The feeling of boredom may be a signal to change what we are doing, to seek something more stimulating or pleasurable.
Many signals that the brain gives us are helpful guides, which lead us to make better decisions.
Other times, the signals the brain gives us are misleading.
In the case of boredom, the brain may be conditioned to expect a lack of stimulation or pleasure in a given activity. And it may be conditioned to expect stimulation or pleasure by leaving this activity. If this behavioural pathway is followed, it may further lead to a conditioning effect, in which the initial activity feels even more boring the next time round. It is like the forest path again, and each time you go down the path, it becomes more established.
I believe that in many cases the brain causes us to leave experiences prematurely. There might be much more pleasure, stimulation, and meaning in activities that are felt to be boring, but the brain is too habitually eager to get us out quickly, to the alternate activity.
As an exercise, I encourage practicing ways to discover interest, stimulation, meaning, and pleasure, in activities that you have pronounced to be boring (e.g. working through a textbook for school; getting through a work shift; commuting; conversing with someone who isn't your favourite person, etc.). It may require looking at the experience in a different way, with an eye to find significance, meaning, and interest, rather than focusing on the aspects that you find tiresome.
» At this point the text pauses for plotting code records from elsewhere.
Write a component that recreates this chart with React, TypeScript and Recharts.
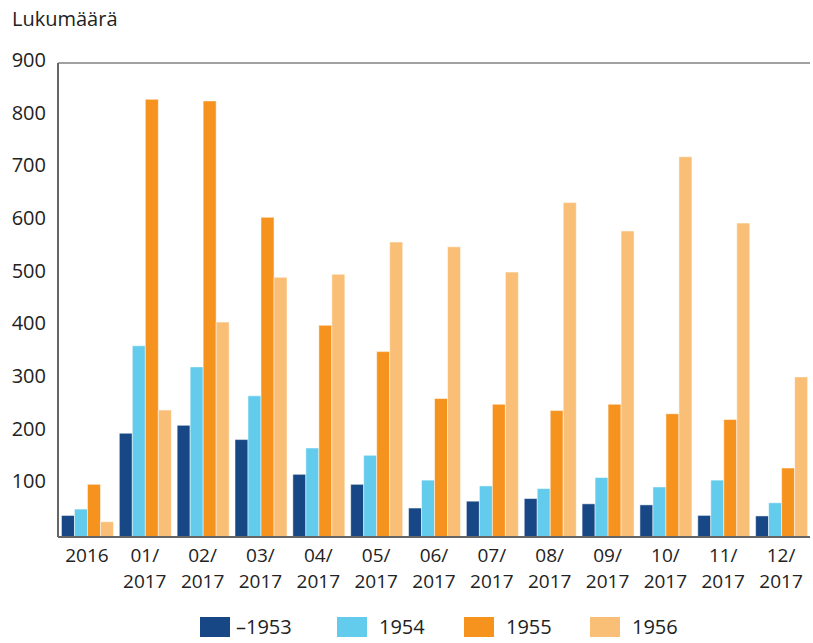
import React from "react";
import { BarChart, Bar, XAxis, YAxis, CartesianGrid } from "recharts";

const categories = ["2016", "01/\n2017", "02/\n2017", "03/\n2017", "04/\n2017", "05/\n2017", "06/\n2017", "07/\n2017", "08/\n2017", "09/\n2017", "10/\n2017", "11/\n2017", "12/\n2017"];
const s1953 = [41, 197, 212, 185, 119, 100, 55, 68, 73, 63, 61, 41, 40];
const s1954 = [53, 363, 323, 268, 169, 155, 108, 97, 92, 113, 95, 108, 65];
const s1955 = [100, 831, 828, 607, 402, 352, 263, 252, 240, 252, 234, 223, 131];
const s1956 = [29, 241, 408, 493, 499, 560, 551, 503, 635, 581, 722, 596, 304];
const yTicks = [0, 100, 200, 300, 400, 500, 600, 700, 800, 900];
const seriesNames = ["\u20131953", "1954", "1955", "1956"];
const colors = ["#174785", "#63CBEB", "#F6921E", "#F9BF76"];

const data = categories.map((c, i) => ({
  cat: c,
  a: s1953[i],
  b: s1954[i],
  c: s1955[i],
  d: s1956[i],
}));

const FONT = "'Open Sans', sans-serif";

const XTick = (props: any) => {
  const { x, y, payload } = props;
  const lines = String(payload.value).split("\n");
  return (
    <g>
      {lines.map((l: string, i: number) => (
        <text key={i} x={x} y={y + 25 + i * 26} textAnchor="middle" fontFamily={FONT} fontSize={19} fill="#222">
          {l}
        </text>
      ))}
    </g>
  );
};

const YTick = (props: any) => {
  const { y, payload } = props;
  if (payload.value === 0) return null;
  return (
    <text x={46} y={y + 4} textAnchor="end" fontFamily={FONT} fontSize={20} fill="#222">
      {payload.value}
    </text>
  );
};

const legendLeft = [200, 337, 464, 590];

export default function App() {
  return (
    <div style={{ position: "absolute", left: 0, top: 0, width: 813, height: 643, background: "#fff", overflow: "hidden" }}>
      <div style={{ position: "absolute", left: 12, top: 5, fontFamily: FONT, fontSize: 20, color: "#222" }}>Lukumäärä</div>
      <BarChart width={813} height={643} data={data} margin={{ top: 63, right: 3, left: 0, bottom: 20 }} barGap={0} barCategoryGap="6%">
        <CartesianGrid vertical={false} stroke="#444" strokeWidth={1.2} />
        <XAxis dataKey="cat" tick={<XTick />} tickLine={false} tickSize={0} tickMargin={0} axisLine={{ stroke: "#666", strokeWidth: 2 }} height={86} interval={0} />
        <YAxis yAxisId="l" domain={[0, 900]} ticks={yTicks} width={58} tick={<YTick />} tickLine={false} axisLine={{ stroke: "#666", strokeWidth: 2 }} />
        <YAxis yAxisId="r" orientation="right" domain={[0, 900]} ticks={yTicks} width={0} tick={false} tickLine={false} axisLine={{ stroke: "#666", strokeWidth: 2 }} />
        <Bar yAxisId="l" dataKey="a" name={seriesNames[0]} fill={colors[0]} stroke="#fff" strokeWidth={0.5} isAnimationActive={false} />
        <Bar yAxisId="l" dataKey="b" name={seriesNames[1]} fill={colors[1]} stroke="#fff" strokeWidth={0.5} isAnimationActive={false} />
        <Bar yAxisId="l" dataKey="c" name={seriesNames[2]} fill={colors[2]} stroke="#fff" strokeWidth={0.5} isAnimationActive={false} />
        <Bar yAxisId="l" dataKey="d" name={seriesNames[3]} fill={colors[3]} stroke="#fff" strokeWidth={0.5} isAnimationActive={false} />
      </BarChart>
      {seriesNames.map((n, i) => (
        <div key={n} style={{ position: "absolute", left: legendLeft[i], top: 614, display: "flex", alignItems: "center", fontFamily: FONT, fontSize: 20, color: "#222", lineHeight: "26px" }}>
          <div style={{ width: 30, height: 20, background: colors[i], marginRight: i === 0 ? 6 : 12 }} />
          <span>{n}</span>
        </div>
      ))}
    </div>
  );
}
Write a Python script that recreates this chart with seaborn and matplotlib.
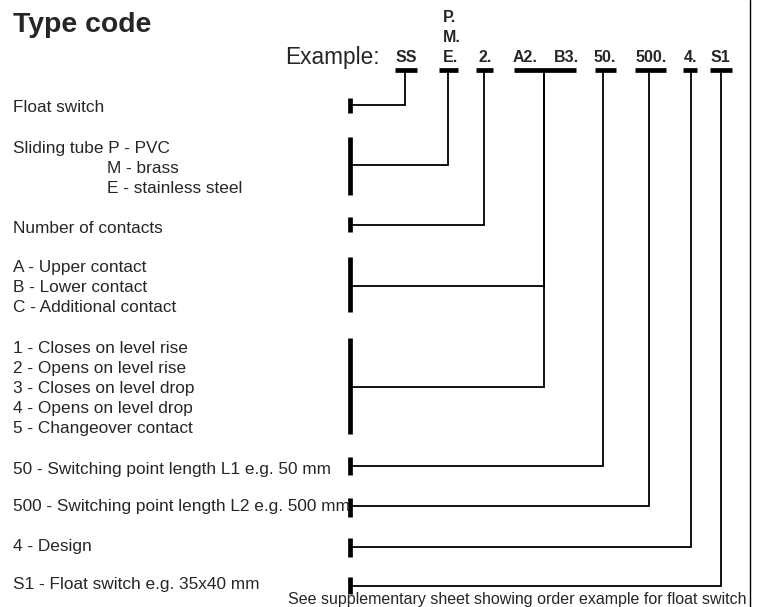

One very specific way to discover this change of perception is to take a class in drawing, painting, or photography -- often part of the experience is of learning to see things in a different way, to become absorbed with interest in something you thought was mundane. Another technique is to take courses in meditation, in which one can learn to be more at peace with the present moment, even while sitting quietly with almost no external stimuli.
In my work with students, I believe this is an extremely important issue. Many students have enrolled in a course of study that may last at least four years, or may lead to a lifetime career. Yet they are bored with what they are doing. I strongly encourage choosing courses (or other life decisions) that have a hope to be interesting, and coming to the work with an attitude of finding significance, meaning, and interest, rather than expecting or continuing an experience of boredom. Boredom leads to disengagement, a fractured relationship with what you are doing, and can be the beginning of lifelong unhappiness with the present moment.
While you may need to make external changes, it is important to make a strong effort to direct internal changes too.